De fato, o protagonista “surta”: despeja em sua cabeça camadas e mais camadas de achocolatados, mostarda, creme de leite e assim por diante, até adquirir a aparência de um monstro imundo no ambiente asséptico de um  supermercado. E continua calmamente empurrando seu carrinho diante de perplexos clientes.

Embora o argumento do curta-metragem baseie-se em clichês psicologizantes das tradicionais análises sobre o consumismo (o consumidor como um ser passivo e indefeso, a sociedade de consumo como uma prisão – reforçada pelo ponto de vista interno do carrinho que faz uma analogia com as celas de uma prisão, etc.), a narrativa apresenta interessantes insights acerca do verdadeiro espaço subliminar que é um supermercado.

O “surto” do protagonista do curta “Supermercado” lembra a situação corriqueira onde consumidores impulsivos abrem produtos para provar jogando as embalagens abertas no chão. Embora proibido, consumidores adoram tomar iogurtes ou sucos durante a compra, gerando perdas que, logicamente, já estão incorporadas nos preços finais.

Fantasias orais no consumo

Mais do que falta de educação, esse comportamento revela o resultado de uma intensa exploração subliminar daquilo que os psicanalistas chamam de oralidade. Sorver produtos (e no vídeo o protagonista banha-se principalmente em produtos líquidos, pastosos e leitosos) é uma das principais fantasias exploradas pelo consumismo, associando a um amálgama de significados que vai do amor à proteção e bem-estar.

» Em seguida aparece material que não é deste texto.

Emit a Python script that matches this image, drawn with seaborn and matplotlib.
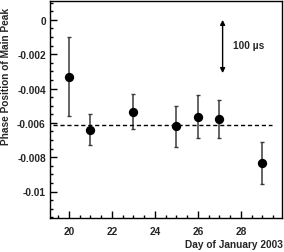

A cada virada de esquina nos inúmeros cruzamentos de gôndolas displays, stands e mensagens berrantes surgem como objetos de desejo inesperados. Araré Wellausen em seu trabalho Consumismo – origem em cada um de nós revela que nessas situações o objeto psíquico de desejo é interpretado pelo organismo como algo que vai ser sorvido. Imediatamente o estômago secreta o ácido clorídrico como se preparasse para a iminente digestão. Resultado: a sensação de fome que será a isca para o consumo impulsivo.

E isso não se refere exclusivamente a produtos alimentícios. Repare o comportamento de pessoas diante de vitrines em shoppings observando qualquer coisa que, de repente, tornou-se objeto do desejo: bocas abertas, língua passando pelos lábios, roer unhas etc.

Essa pulsão oral visa no consumismo garantir o suprimento da segurança emocional: as coisas levadas à boca são internalizadas como se fossem objetos que irão afugentar os males psíquicos produtores da solidão, do medo e do abandono.

A oralidade tem menos a ver com o problema da obesidade física do que com uma espécie de “obesidade mental”:

“À pessoa com orientação oral tudo pode ser incorporado. Qualquer coisa, bem, produto, serviço pode se afigurar a fantasia inconsciente, um objeto a ser incorporado; características pessoais de outrem, habilidades, conhecimentos, amigos, ideias, sentimentos, informações, utensílios, viagens, fim, literalmente tudo que pode ser mentalmente ‘comido’” (WELLAUSEN, Araré. Consumismo – origem em cada um de nós, Porto Alegre: Tchê! Editora, 1988, p. 165).

No curta “Supermercado” acompanhamos o paroxismo da internalização ou introjeção oral do objeto do desejo: o protagonista vai além disso, ele quer se fundir ao objeto ao senti-lo escorrendo pelo próprio corpo até se transformar em uma segunda pele. Os publicitários chamam isso de identificação do consumidor com o produto e a marca. “Supermercado” leva essa aspiração da Publicidade às últimas consequências.